Dance with the Enemy, the story of embattled intelligence agent Carl Logan, was Rob's first published novel and the first in a series of novels following Carl Logan.
The second novel in the series, Rise of the Enemy, was released in April 2015.
Rob is a qualified accountant. He has worked for a global accounting firm since graduating from The University of Nottingham in 2002, specialising in forensic fraud investigations at both national and international levels.
Originally from the North East of England, Rob has lived and worked in a number of fast paced cities, including New York, and is now settled in the West Midlands (UK) with his wife and young sons.
SPOTLIGHT Questions and Answers with the Author
First things first. Congratulations on your book: Rise of the Enemy. What do you have on the drawing board next? Can you tell us the timeline for its release and give us a little tease?
Rise of the Enemy is the second Carl Logan book. The third book in the series, Hunt for the Enemy, which brings the main story arc to a close, is now very nearly finished. I’m hoping to release it during winter 2015 should everything go to plan. I’m really excited about it as the plot is more ambitious than the first two - a lot of it takes place in the past and gives the reader a real insight into the man Carl Logan used to be, and how he came to be the character that readers know from the series.

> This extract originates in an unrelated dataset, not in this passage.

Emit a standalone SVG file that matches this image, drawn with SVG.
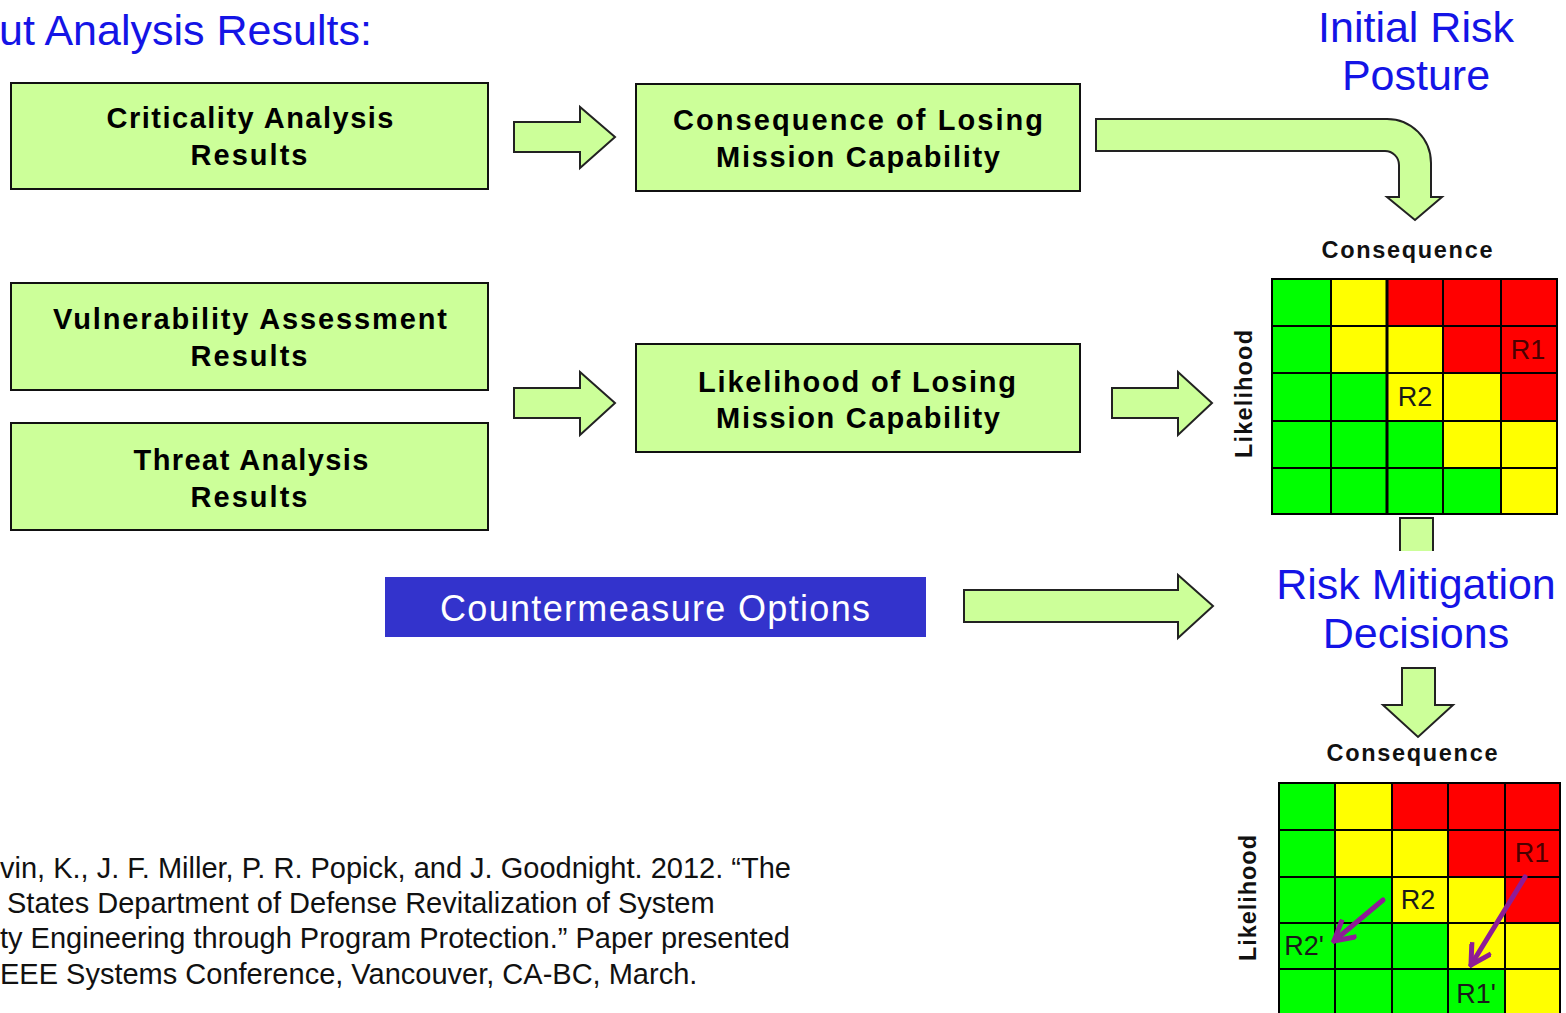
<svg xmlns="http://www.w3.org/2000/svg" width="1566" height="1013" viewBox="0 0 1566 1013">
<style>
.box{fill:#CCFF99;stroke:#111;stroke-width:2}
.bt{font-family:"Liberation Sans",Arial,sans-serif;font-weight:bold;font-size:29px;fill:#000;text-anchor:middle}
.blue{font-family:"Liberation Sans",Arial,sans-serif;font-size:43px;fill:#1414E6;text-anchor:middle}
.arr{fill:#CCFF99;stroke:#222;stroke-width:2;stroke-linejoin:miter}
.ax{font-family:"Liberation Sans",Arial,sans-serif;font-weight:bold;font-size:23.5px;fill:#111;text-anchor:middle}
.g{fill:#00FF00}.y{fill:#FFFF00}.r{fill:#FF0000}
.grid{stroke:#000;stroke-width:2;fill:none}
.rl{font-family:"Liberation Sans",Arial,sans-serif;font-size:27px;fill:#1a1a1a;text-anchor:middle}
.cit{font-family:"Liberation Sans",Arial,sans-serif;font-size:29px;fill:#111}
.mv{stroke:#8E1C96;stroke-width:5;fill:none;stroke-linecap:round}
</style>
<defs>
<marker id="ph" viewBox="0 0 10 10" refX="9" refY="5" markerWidth="5" markerHeight="5" orient="auto" markerUnits="strokeWidth">
<polyline points="1,0.5 9,5 1,9.5" fill="none" stroke="#8E1C96" stroke-width="2"/>
</marker>
</defs>

<text x="-1" y="45" class="blue" style="text-anchor:start;font-size:43px">ut Analysis Results:</text>

<g id="initial-risk-posture">
<text x="1416" y="42" class="blue">Initial Risk</text>
<text x="1416" y="90" class="blue">Posture</text>
</g>

<g id="criticality">
<rect class="box" x="11" y="83" width="477" height="106"/>
<text class="bt" x="250" y="128" textLength="287" lengthAdjust="spacing">Criticality Analysis</text>
<text class="bt" x="249" y="165" textLength="117" lengthAdjust="spacing">Results</text>
</g>
<g id="consequence">
<rect class="box" x="636" y="84" width="444" height="107"/>
<text class="bt" x="858" y="130" textLength="370" lengthAdjust="spacing">Consequence of Losing</text>
<text class="bt" x="858" y="167" textLength="284" lengthAdjust="spacing">Mission Capability</text>
</g>
<g id="vulnerability">
<rect class="box" x="11" y="283" width="477" height="107"/>
<text class="bt" x="250" y="329" textLength="394" lengthAdjust="spacing">Vulnerability Assessment</text>
<text class="bt" x="249" y="366" textLength="117" lengthAdjust="spacing">Results</text>
</g>
<g id="threat">
<rect class="box" x="11" y="423" width="477" height="107"/>
<text class="bt" x="251" y="470" textLength="235" lengthAdjust="spacing">Threat Analysis</text>
<text class="bt" x="249" y="507" textLength="117" lengthAdjust="spacing">Results</text>
</g>
<g id="likelihood">
<rect class="box" x="636" y="344" width="444" height="108"/>
<text class="bt" x="857" y="392" textLength="318" lengthAdjust="spacing">Likelihood of Losing</text>
<text class="bt" x="858" y="428" textLength="284" lengthAdjust="spacing">Mission Capability</text>
</g>
<g id="countermeasure">
<rect x="385" y="577" width="541" height="60" fill="#3333CC"/>
<text x="655" y="621" font-family="'Liberation Sans',Arial,sans-serif" font-size="36" fill="#fff" text-anchor="middle" textLength="430" lengthAdjust="spacing">Countermeasure Options</text>
</g>

<g id="risk-mitigation">
<text x="1416" y="599" class="blue">Risk Mitigation</text>
<text x="1416" y="648" class="blue">Decisions</text>
</g>

<g id="connectors">
<path class="arr" d="M514,122 H580 V107 L615,137 L580,168 V152 H514 Z"/>
<path class="arr" d="M514,388 H580 V372 L615,403 L580,435 V418 H514 Z"/>
<path class="arr" d="M1112,388 H1178 V372 L1212,403 L1178,435 V418 H1112 Z"/>
<path class="arr" d="M964,590 H1178 V575 L1213,606 L1178,638 V622 H964 Z"/>
<path class="arr" d="M1096,119 H1387 A44,44 0 0 1 1431,163 V197 H1442 L1415,220 L1387,197 H1399 V165 A14,14 0 0 0 1385,151 H1096 Z"/>
<path d="M1400,551 V518 H1433 V551" fill="#CCFF99" stroke="#222" stroke-width="2"/>
<rect x="1401" y="519" width="31" height="32" fill="#CCFF99"/>
<path class="arr" d="M1402,668 H1435 V705 H1453 L1418,737 L1383,705 H1402 Z"/>
</g>

<g id="initial-matrix">
<text class="ax" x="1407" y="258" textLength="171" lengthAdjust="spacing">Consequence</text>
<text class="ax" transform="translate(1252,394) rotate(-90)" textLength="128" lengthAdjust="spacing">Likelihood</text>
<rect class="g" x="1272" y="279" width="59" height="47"/><rect class="y" x="1331" y="279" width="56" height="47"/><rect class="r" x="1387" y="279" width="56" height="47"/><rect class="r" x="1443" y="279" width="58" height="47"/><rect class="r" x="1501" y="279" width="56" height="47"/>
<rect class="g" x="1272" y="326" width="59" height="47"/><rect class="y" x="1331" y="326" width="56" height="47"/><rect class="y" x="1387" y="326" width="56" height="47"/><rect class="r" x="1443" y="326" width="58" height="47"/><rect class="r" x="1501" y="326" width="56" height="47"/>
<rect class="g" x="1272" y="373" width="59" height="48"/><rect class="g" x="1331" y="373" width="56" height="48"/><rect class="y" x="1387" y="373" width="56" height="48"/><rect class="y" x="1443" y="373" width="58" height="48"/><rect class="r" x="1501" y="373" width="56" height="48"/>
<rect class="g" x="1272" y="421" width="59" height="47"/><rect class="g" x="1331" y="421" width="56" height="47"/><rect class="g" x="1387" y="421" width="56" height="47"/><rect class="y" x="1443" y="421" width="58" height="47"/><rect class="y" x="1501" y="421" width="56" height="47"/>
<rect class="g" x="1272" y="468" width="59" height="46"/><rect class="g" x="1331" y="468" width="56" height="46"/><rect class="g" x="1387" y="468" width="56" height="46"/><rect class="g" x="1443" y="468" width="58" height="46"/><rect class="y" x="1501" y="468" width="56" height="46"/>
<path class="grid" d="M1272,279 H1557 V514 H1272 Z M1331,279 V514 M1443,279 V514 M1501,279 V514 M1272,326 H1557 M1272,373 H1557 M1272,421 H1557 M1272,468 H1557"/>
<path d="M1387,279 V514" stroke="#000" stroke-width="3"/>
<text class="rl" x="1528" y="359" style="fill:#4a0000">R1</text>
<text class="rl" x="1415" y="406">R2</text>
</g>

<g id="mitigated-matrix">
<text class="ax" x="1412" y="761" textLength="171" lengthAdjust="spacing">Consequence</text>
<text class="ax" transform="translate(1256,898) rotate(-90)" textLength="126" lengthAdjust="spacing">Likelihood</text>
<rect class="g" x="1279" y="783" width="56" height="47"/><rect class="y" x="1335" y="783" width="57" height="47"/><rect class="r" x="1392" y="783" width="56" height="47"/><rect class="r" x="1448" y="783" width="57" height="47"/><rect class="r" x="1505" y="783" width="55" height="47"/>
<rect class="g" x="1279" y="830" width="56" height="47"/><rect class="y" x="1335" y="830" width="57" height="47"/><rect class="y" x="1392" y="830" width="56" height="47"/><rect class="r" x="1448" y="830" width="57" height="47"/><rect class="r" x="1505" y="830" width="55" height="47"/>
<rect class="g" x="1279" y="877" width="56" height="46"/><rect class="g" x="1335" y="877" width="57" height="46"/><rect class="y" x="1392" y="877" width="56" height="46"/><rect class="y" x="1448" y="877" width="57" height="46"/><rect class="r" x="1505" y="877" width="55" height="46"/>
<rect class="g" x="1279" y="923" width="56" height="46"/><rect class="g" x="1335" y="923" width="57" height="46"/><rect class="g" x="1392" y="923" width="56" height="46"/><rect class="y" x="1448" y="923" width="57" height="46"/><rect class="y" x="1505" y="923" width="55" height="46"/>
<rect class="g" x="1279" y="969" width="56" height="50"/><rect class="g" x="1335" y="969" width="57" height="50"/><rect class="g" x="1392" y="969" width="56" height="50"/><rect class="g" x="1448" y="969" width="57" height="50"/><rect class="y" x="1505" y="969" width="55" height="50"/>
<path class="grid" d="M1279,1020 V783 H1560 V1020 M1335,783 V1020 M1392,783 V1020 M1448,783 V1020 M1505,783 V1020 M1279,830 H1560 M1279,877 H1560 M1279,923 H1560 M1279,969 H1560"/>
<text class="rl" x="1532" y="862" style="fill:#4a0000">R1</text>
<text class="rl" x="1418" y="909">R2</text>
<text class="rl" x="1304" y="955">R2'</text>
<text class="rl" x="1476" y="1003">R1'</text>
<line class="mv" x1="1525" y1="877" x2="1471" y2="965" marker-end="url(#ph)"/>
<line class="mv" x1="1383" y1="900" x2="1334" y2="941" marker-end="url(#ph)"/>
</g>

<g id="citation">
<text class="cit" x="0" y="878">vin, K., J. F. Miller, P. R. Popick, and J. Goodnight. 2012. “The</text>
<text class="cit" x="7" y="913">States Department of Defense Revitalization of System</text>
<text class="cit" x="0" y="948">ty Engineering through Program Protection.” Paper presented</text>
<text class="cit" x="0" y="984">EEE Systems Conference, Vancouver, CA-BC, March.</text>
</g>
</svg>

After that, I’ve also now drafted a fourth standalone book which is something quite different to Logan, though it is still a thriller. It’s got a lot of potential I think, though needs a lot of work still!
I’m planning to start a fifth book later in the summer which may or may not be Carl Logan again - I haven’t decided yet, though I’ve got the bare bones of a plot in my head!

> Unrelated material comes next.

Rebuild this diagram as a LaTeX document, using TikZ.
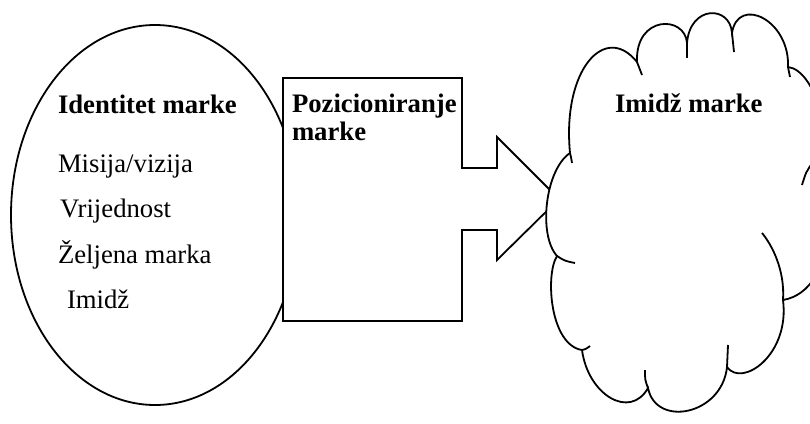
\documentclass[tikz,border=0pt]{standalone}
\usepackage{fontspec}
\setmainfont{Liberation Serif}
\tikzset{
  outline/.style={draw=black, line width=1.8pt, fill=white, line join=miter},
  stub/.style={draw=black, line width=1.8pt},
  txt/.style={anchor=base west, inner sep=0pt, outer sep=0pt, font=\fontsize{26.7}{28}\selectfont},
  btxt/.style={txt, font=\fontsize{26.7}{28}\selectfont\bfseries}
}
\begin{document}
\begin{tikzpicture}[x=1pt,y=-1pt]
\useasboundingbox (0,0) rectangle (810,423);
% ellipse: brand identity
\draw[outline] (155,215) ellipse [x radius=144pt, y radius=190pt];
% positioning block arrow
\draw[outline] (283,78) -- (462,78) -- (462,168) -- (497,168) -- (497,137)
  -- (559,199) -- (497,260) -- (497,230) -- (462,230) -- (462,321)
  -- (283,321) -- cycle;
% cloud: brand image
\coordinate (p1) at (570,153);
\coordinate (p2) at (557,256);
\coordinate (p3) at (582,350);
\coordinate (p4) at (648,388);
\coordinate (p5) at (727,367);
\coordinate (p6) at (783,300);
\coordinate (j7) at (813,162);
\coordinate (p8) at (788,67);
\coordinate (p9) at (732,33);
\coordinate (p10) at (687,43);
\coordinate (p11) at (637,62);
\draw[outline] (p1)
  .. controls (545,170) and (538,235) .. (p2)
  .. controls (545,275) and (550,345) .. (p3)
  .. controls (588,395) and (630,420) .. (p4)
  .. controls (656,428) and (722,415) .. (p5)
  .. controls (742,388) and (790,355) .. (p6)
  .. controls (840,290) and (836,182) .. (j7)
  .. controls (835,140) and (815,70) .. (p8)
  .. controls (790,20) and (738,-5) .. (p9)
  .. controls (730,5) and (690,5) .. (p10)
  .. controls (685,15) and (635,15) .. (p11)
  .. controls (605,22) and (562,70) .. (p1) -- cycle;
% inner arcs of the cloud
\draw[stub] (p1) .. controls (571,157) .. (572,163);
\draw[stub] (p2) .. controls (565,261) .. (575,263);
\draw[stub] (p3) .. controls (586,349) .. (590,346);
\draw[stub] (p4) .. controls (645,380) .. (645,370);
\draw[stub] (p5) .. controls (728,356) .. (728,345);
\draw[stub] (p6) .. controls (785,270) and (772,245) .. (762,233);
\draw[stub] (j7) .. controls (806,172) .. (802,185);
\draw[stub] (p8) .. controls (789,72) .. (790,77);
\draw[stub] (p9) .. controls (733,43) .. (734,52);
\draw[stub] (p10) .. controls (687,50) .. (687,58);
\draw[stub] (p11) .. controls (639,69) .. (642,75);
% texts
\node[btxt] (idt) at (58,113) {Identitet marke};
\node[txt] (mis) at (58,172) {Misija/vizija};
\node[txt] (vri) at (60,217) {Vrijednost};
\node[txt] (zel) at (58,263) {Željena marka};
\node[txt] (imi) at (67,308.5) {Imidž};
\node[btxt] (poz) at (292,112) {Pozicioniranje};
\node[btxt] (mar) at (292,140) {marke};
\node[btxt] (imm) at (615,112) {Imidž marke};
\end{tikzpicture}
\end{document}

You have a good following on twitter. How important have your social media relationships been? How did you build your following in your niche? Do you see a carry over to your writing success?
Social media has been very important to me. It’s been a great way for me to connect with readers and other writers and it’s nice to have a very open forum where I can chat to readers rather than just being a name behind a book they read. It does take a lot of time though. In many ways it can be quite addictive so I have to try my best not to let social media get in the way of ‘real’ life. I’ve invested a lot of time in growing my following, both through posting interesting things and interacting with readers and potential readers and I think that’s very important -social media is about being social. Yes, it’s a good tool that I think has directly led to many book sales for me but it’s not just about selling, you have to be personable and sociable too.
Do you do any book signings, interviews, speaking and personal appearances? If so, when and where is the next place where your readers can see you? Where can they keep up with your personal contacts online?
I’m hoping for some in my local area (West Midlands, UK) over the coming weeks and I’ll always post such events on my social media profiles. I’ve done numerous events recently from radio, TV to book festivals and I’m always on the lookout for more.
You have great covers. They carry a theme and your brand with them. How does your book cover creation process work? Do you hand over the basic theme or do you have more of a hands-on approach? Do you get your readers involved in its development?
For Dance with the Enemy I left it initially in the hands of a designer. I just knew I wanted something striking yet simple. For Rise of the Enemy, I thought about it a bit more myself. I wanted to keep a similar styling but use a different colour scheme to emphasise the setting of the story (which is in a Siberian winter). So the icy blue colouring was my idea and I had an image in my head of a silhouetted Carl Logan, a loner, so asked the designer to work around that. I was given 3 different mock-ups which I then shared with my readers (via my email list) to pick the favourite - luckily the majority all picked the one I liked most!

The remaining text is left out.